The court found, among other things, that plaintiff and its assignor, before filing said notices of liens, examined the contract under which the building was constructed and thereby ascertained that such contract described the lot upon which the building was to be constructed as lot 18 in block 5 of said Hutchinson tract; that in response to an inquiry as to the correctness of this description, the architect who prepared the plans for and superintended the erection of the building informed them that such description was correct; that such erroneous description was inserted in said contract and such information given by the said architect through inadvertence and mistake, and not for the purpose of deceiving or defrauding anyone; that in said Hutchinson tract there was at the time a lot numbered 18 and a block numbered 5, also a lot numbered 18, and a block numbered 4, the last-named lot being the sole and only one then owned by defendant Waters, and upon which said building was erected. As a conclusion of law, the court found that the notices of said liens which it was sought to foreclose did not contain a description of the property to be charged with the liens sufficient for identification, and that the erroneous description in the contract and information regarding the description given by said architect did not estop defendant Waters from disputing the validity of the liens.
The questions involved are: 1st, the sufficiency of the description under section 1187, Code of Civil Procedure; and, 2d, whether the facts found estop defendant Waters from questioning the sufficiency of the description.
Regarding the first point, section 1187 of the Code of Civil Procedure provides that the notice of lien shall, among other things, contain a description of the property to be charged with the lien sufficient for identification. Neither plaintiff nor its assignor seeks to identify the property by describing the building and its general location, but they resort to a description by lot and block according to the plat or map, which is not only certain but constitutes the usual means of identifying urban property. While the description, "Lot 18, Block 5, of the Hutchinson tract" (giving book and page where official map thereof is recorded in the proper office), affords a ready means for locating such lot, it in no wise identifies lot 18, block 4, against which it is sought to enforce the liens. Indeed, the accurate and certain description in the notice of lien upon lot 18 in block 5 necessarily precludes the idea that such description could have reference to or afford any means for identifying property in some other block in said tract. ( Willamette etc. Co. v. Kremer, 94 Cal. 205, [29 P. 633]; Fernandez v. Burleson, 110 Cal. 166, [52 Am. St. Rep. 75, 42 P. 566]; Goodrich Lumber Co. v. Davie, 13 Mont. 76, [32 P. 282].) The liens cannot be enforced against the property described as lot 18 in block 4 of said tract, for the reason that no claim of lien was filed containing a description whereby said property could be identified. We forbear any discussion of the effect which section 1203a (Stats. 1907, p. 858) might have upon the case, for the reason that all proceedings in the action were had prior to the enactment of said section.

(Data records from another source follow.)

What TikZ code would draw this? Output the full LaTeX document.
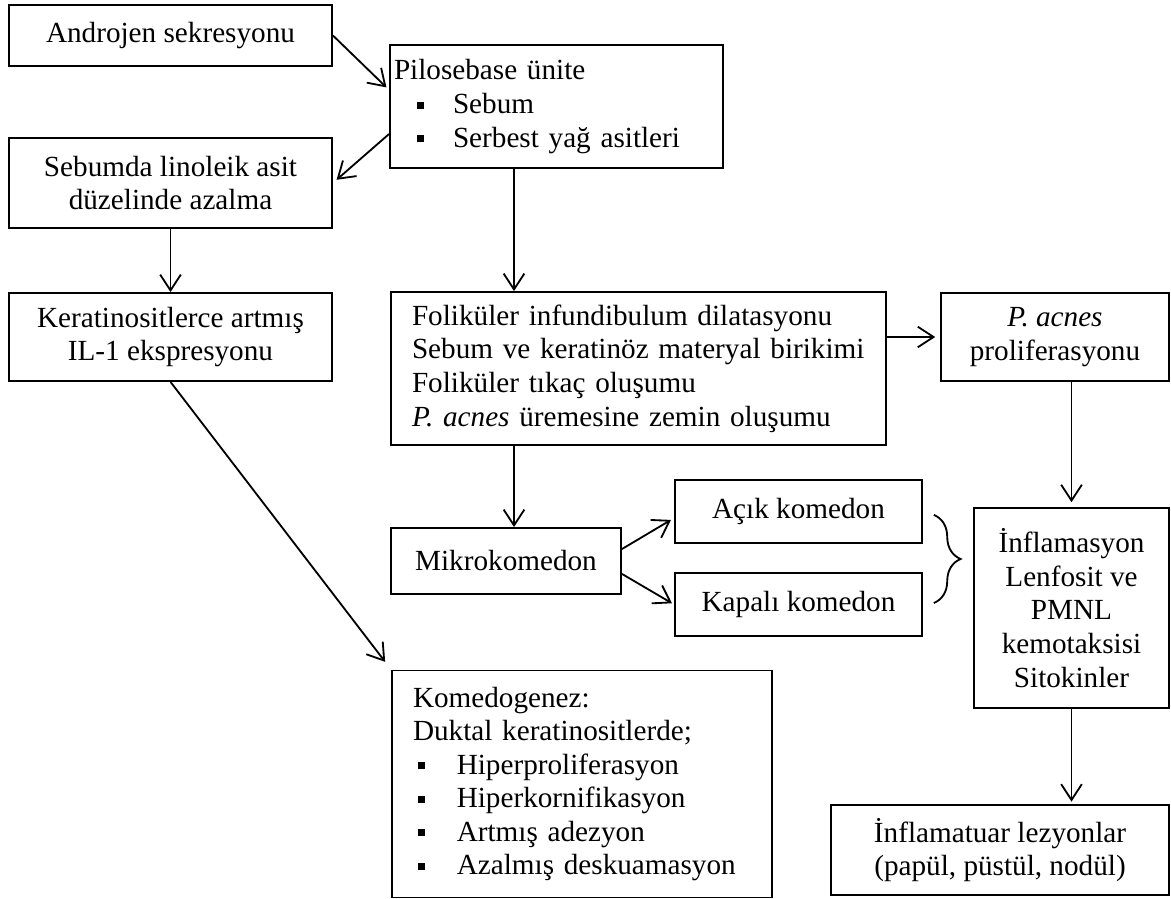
\documentclass[tikz,border=0pt]{standalone}
\usepackage{fontspec}
\setmainfont{Liberation Serif}
\usetikzlibrary{arrows.meta,decorations.pathreplacing}

\newlength{\px}
\setlength{\px}{0.411pt}
% square bullet item: bullet offset, text offset, text
\newcommand{\sqitem}[3]{\makebox[#2][l]{\hspace*{#1}\rule[2pt]{2.9pt}{2.9pt}}#3}

\begin{document}
\begin{tikzpicture}[x=\px, y=-\px,
    box/.style={draw, line width=0.75pt, inner sep=0pt, align=center,
        font=\fontsize{12pt}{13.8pt}\selectfont},
    arr/.style={-{Straight Barb[length=6.5pt,width=8.5pt]}, line width=0.75pt}]

    \useasboundingbox (0,0) rectangle (1171,899);

    % --- Left column ---
    \node[box, minimum width=323\px, minimum height=61\px] (andro) at (170.5,35.5)
        {Androjen sekresyonu};
    \node[box, minimum width=323\px, minimum height=90\px] (sebum) at (170.5,183)
        {Sebumda linoleik asit\\düzelinde azalma};
    \node[box, minimum width=323\px, minimum height=88\px] (kerat) at (170.5,337)
        {Keratinositlerce artmış\\IL-1 ekspresyonu};

    % --- Pilosebaceous unit ---
    \node[box, align=left, inner xsep=4\px, text width=325\px, minimum height=123\px]
        (pilo) at (556.5,106.5)
        {Pilosebase ünite\\
         \sqitem{9.25pt}{24.25pt}{Sebum}\\
         \sqitem{9.25pt}{24.25pt}{Serbest yağ asitleri}};

    % --- Middle column ---
    \node[box, align=left, inner xsep=21\px, text width=453\px, minimum height=153\px]
        (fol) at (638.5,368.5)
        {Foliküler infundibulum dilatasyonu\\
         Sebum ve keratinöz materyal birikimi\\
         Foliküler tıkaç oluşumu\\
         \textit{P. acnes} üremesine zemin oluşumu};
    \node[box, minimum width=230\px, minimum height=66\px] (mikro) at (506,561)
        {Mikrokomedon};
    \node[box, minimum width=247\px, minimum height=63\px] (acik) at (798.5,511.5)
        {Açık komedon};
    \node[box, minimum width=247\px, minimum height=63\px] (kapali) at (798.5,604.5)
        {Kapalı komedon};
    \node[box, align=left, inner xsep=21\px, text width=338\px, minimum height=227\px]
        (komedo) at (582,784)
        {Komedogenez:\\
         Duktal keratinositlerde;\\
         \sqitem{2pt}{18pt}{Hiperproliferasyon}\\
         \sqitem{2pt}{18pt}{Hiperkornifikasyon}\\
         \sqitem{2pt}{18pt}{Artmış adezyon}\\
         \sqitem{2pt}{18pt}{Azalmış deskuamasyon}};

    % --- Right column ---
    \node[box, minimum width=228\px, minimum height=88\px] (pacnes) at (1055,337)
        {\textit{P. acnes}\\proliferasyonu};
    \node[box, minimum width=195\px, minimum height=200\px] (infl) at (1071.5,608)
        {İnflamasyon\\Lenfosit ve\\PMNL\\kemotaksisi\\Sitokinler};
    \node[box, minimum width=338\px, minimum height=90\px] (lez) at (1000,850)
        {İnflamatuar lezyonlar\\(papül, püstül, nodül)};

    % --- Arrows ---
    \coordinate (colA) at (514,0);
    \draw[arr, shorten >=1.5pt] (andro.east) -- ([yshift=6.8pt]pilo.west);
    \draw[arr, shorten >=2pt] ([yshift=-11.3pt]pilo.west) -- (sebum.east);
    \draw[arr] (sebum.south) -- (kerat.north);
    \draw[arr] (pilo.south -| colA) -- (fol.north -| colA);
    \draw[arr] (fol.south -| colA) -- (mikro.north -| colA);
    \draw[arr, shorten >=2pt] (fol.east |- pacnes.west) -- (pacnes.west);
    \draw[arr, shorten >=2pt] (infl.north |- pacnes.south) -- (infl.north);
    \draw[arr, shorten >=1pt] (infl.south) -- (infl.south |- lez.north);
    \draw[arr, shorten >=1.5pt] ([yshift=4.9pt]mikro.east) -- ([yshift=-2.7pt]acik.west);
    \draw[arr, shorten >=1pt] ([yshift=-5.3pt]mikro.east) -- (kapali.west);
    \draw[arr, shorten >=4pt] (kerat.south) -- (komedo.north west);

    % --- Brace (comedones) ---
    \draw[line width=0.75pt, decorate, decoration={brace, amplitude=11pt}]
        ([xshift=4.5pt,yshift=-1.4pt]acik.east) -- ([xshift=4.5pt,yshift=0.6pt]kapali.east);

\end{tikzpicture}
\end{document}
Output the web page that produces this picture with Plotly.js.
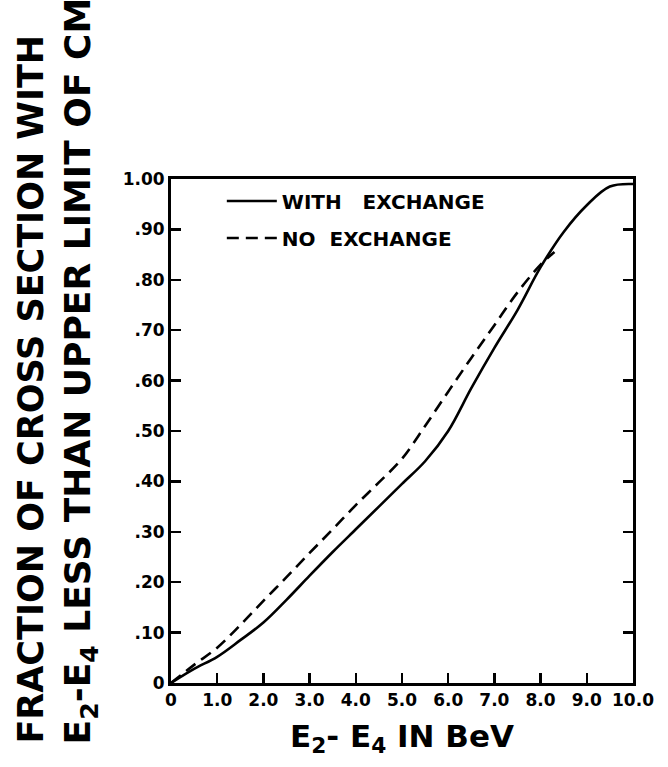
<!DOCTYPE html>
<html>
<head>
<meta charset="utf-8">
<script src="https://cdn.plot.ly/plotly-3.0.1.min.js"></script>
<style>html,body{margin:0;padding:0;background:#fff;}#chart{width:668px;height:767px;}</style>
</head>
<body>
<div id="chart"></div>
<script>
// E2 - E4 in BeV
const withX = [0, 0.5, 1.0, 1.5, 2.0, 2.5, 3.0, 3.5, 4.0, 4.5, 5.0, 5.5, 6.0, 6.5, 7.0, 7.5, 8.0, 8.5, 9.0, 9.5, 10.0];
const withY = [0, 0.028, 0.052, 0.085, 0.12, 0.165, 0.213, 0.26, 0.305, 0.35, 0.395, 0.44, 0.50, 0.585, 0.665, 0.74, 0.825, 0.895, 0.948, 0.985, 0.99];
const noX = [0, 0.5, 1.0, 1.5, 2.0, 2.5, 3.0, 3.5, 4.0, 4.5, 5.0, 5.5, 6.0, 6.5, 7.0, 7.5, 8.0, 8.3];
const noY = [0, 0.036, 0.07, 0.115, 0.163, 0.21, 0.258, 0.305, 0.353, 0.398, 0.445, 0.51, 0.578, 0.645, 0.71, 0.775, 0.83, 0.855];
const xTickVals = [0, 1, 2, 3, 4, 5, 6, 7, 8, 9, 10];
const xTickText = ["0", "1.0", "2.0", "3.0", "4.0", "5.0", "6.0", "7.0", "8.0", "9.0", "10.0"];
const yTickVals = [0, 0.1, 0.2, 0.3, 0.4, 0.5, 0.6, 0.7, 0.8, 0.9, 1.0];
const yTickText = ["0", ".10", ".20", ".30", ".40", ".50", ".60", ".70", ".80", ".90", "1.00"];
const seriesNames = ["WITH   EXCHANGE", "NO  EXCHANGE"];

const tickFont = {family: "DejaVu Sans", size: 17, color: "#000", weight: "bold"};

const traces = [
  {x: withX, y: withY, name: seriesNames[0], mode: "lines", legendgroup: "a",
   line: {color: "#000", width: 2.6, shape: "spline"}},
  {x: noX, y: noY, name: seriesNames[1], mode: "lines", legendgroup: "b",
   line: {color: "#000", width: 2.6, dash: "12px,7px", shape: "spline"}}
];

const layout = {
  width: 668, height: 767,
  margin: {l: 171, r: 35, t: 179, b: 84},
  paper_bgcolor: "#fff", plot_bgcolor: "#fff",
  showlegend: true,
  legend: {x: 0.11, y: 0.995, xanchor: "left", yanchor: "top", bgcolor: "rgba(0,0,0,0)",
           font: {family: "DejaVu Sans", size: 20, color: "#000", weight: "bold"},
           itemwidth: 50, traceorder: "grouped", tracegroupgap: 8},
  xaxis: {range: [0, 10], tickvals: xTickVals, ticktext: xTickText, tickfont: tickFont,
          showgrid: false, zeroline: false, showline: true, linecolor: "#000", linewidth: 3,
          mirror: true, ticks: "inside", ticklen: 10, tickwidth: 2.5, tickcolor: "#000",
          title: {text: "E<sub>2</sub>- E<sub>4</sub> IN BeV", standoff: 16,
                  font: {family: "DejaVu Sans", size: 31, color: "#000", weight: "bold"}}},
  yaxis: {range: [0, 1], tickvals: yTickVals, ticktext: yTickText, tickfont: tickFont,
          showgrid: false, zeroline: false, showline: true, linecolor: "#000", linewidth: 3,
          mirror: "ticks", ticks: "inside", ticklen: 10, tickwidth: 2.5, tickcolor: "#000"},
  annotations: [
    {xref: "paper", yref: "paper", x: -0.305, y: -0.125, xanchor: "center", yanchor: "bottom",
     textangle: -90, showarrow: false,
     text: "FRACTION OF CROSS SECTION WITH",
     font: {family: "DejaVu Sans", size: 35, color: "#000", weight: "bold"}},
    {xref: "paper", yref: "paper", x: -0.195, y: -0.125, xanchor: "center", yanchor: "bottom",
     textangle: -90, showarrow: false,
     text: "E<sub>2</sub>-E<sub>4</sub> LESS THAN UPPER LIMIT OF CM",
     font: {family: "DejaVu Sans", size: 36, color: "#000", weight: "bold"}}
  ]
};

Plotly.newPlot("chart", traces, layout, {displayModeBar: false, staticPlot: true});
</script>
</body>
</html>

Appellant's second point is likewise without merit. Under the constitutional direction (Cal. Const., art. XX, sec. 15), the legislature has enacted sections 1183 and 1187, Code of Civil Procedure. By complying with the provisions of the former section the owner may limit the amount to which his property may be subjected to the enforcement of liens for materials furnished at the instance of the contractor. Failing to do so, the materials are deemed to be furnished at the personal instance of the owner; and the party so furnishing the same has a lien for the entire value thereof ( Southern Cal. L. Co. v. Schmitt, 74 Cal. 625, [16 P. 516]), provided he complies with the provisions of said section 1187 in filing the demand containing, among other things, a description of the property sufficient for the identification thereof. The fact that the owner neglects to avail himself of the means afforded by section 1183 for limiting the amount of liens which may be enforced against his property cannot relieve the materialman from complying with the provision of section 1187 thereby made a condition, without regard to the validity of the contract, of enforcing a lien for materials furnished. The effect of a failure to set forth in a contract, or memorandum filed in lieu thereof, all matters specified in section 1183, so far as regards the rights of one furnishing material, is identically the same as though there had been no attempt to make a contract. In either case, such failure, if there be a valid lien, subjects the owner to the penalty of paying the full value of the materials furnished. ( Snell v. Bradbury, 139 Cal. 379, [ 73 P. 150].) But it does not estop the owner from controverting the validity of a lien upon the ground that the claimant has neglected to comply with any requirement prescribed by section 1187 as a condition of enforcing his lien.
The judgment is affirmed.
Allen, P. J., and Taggart, J., concurred.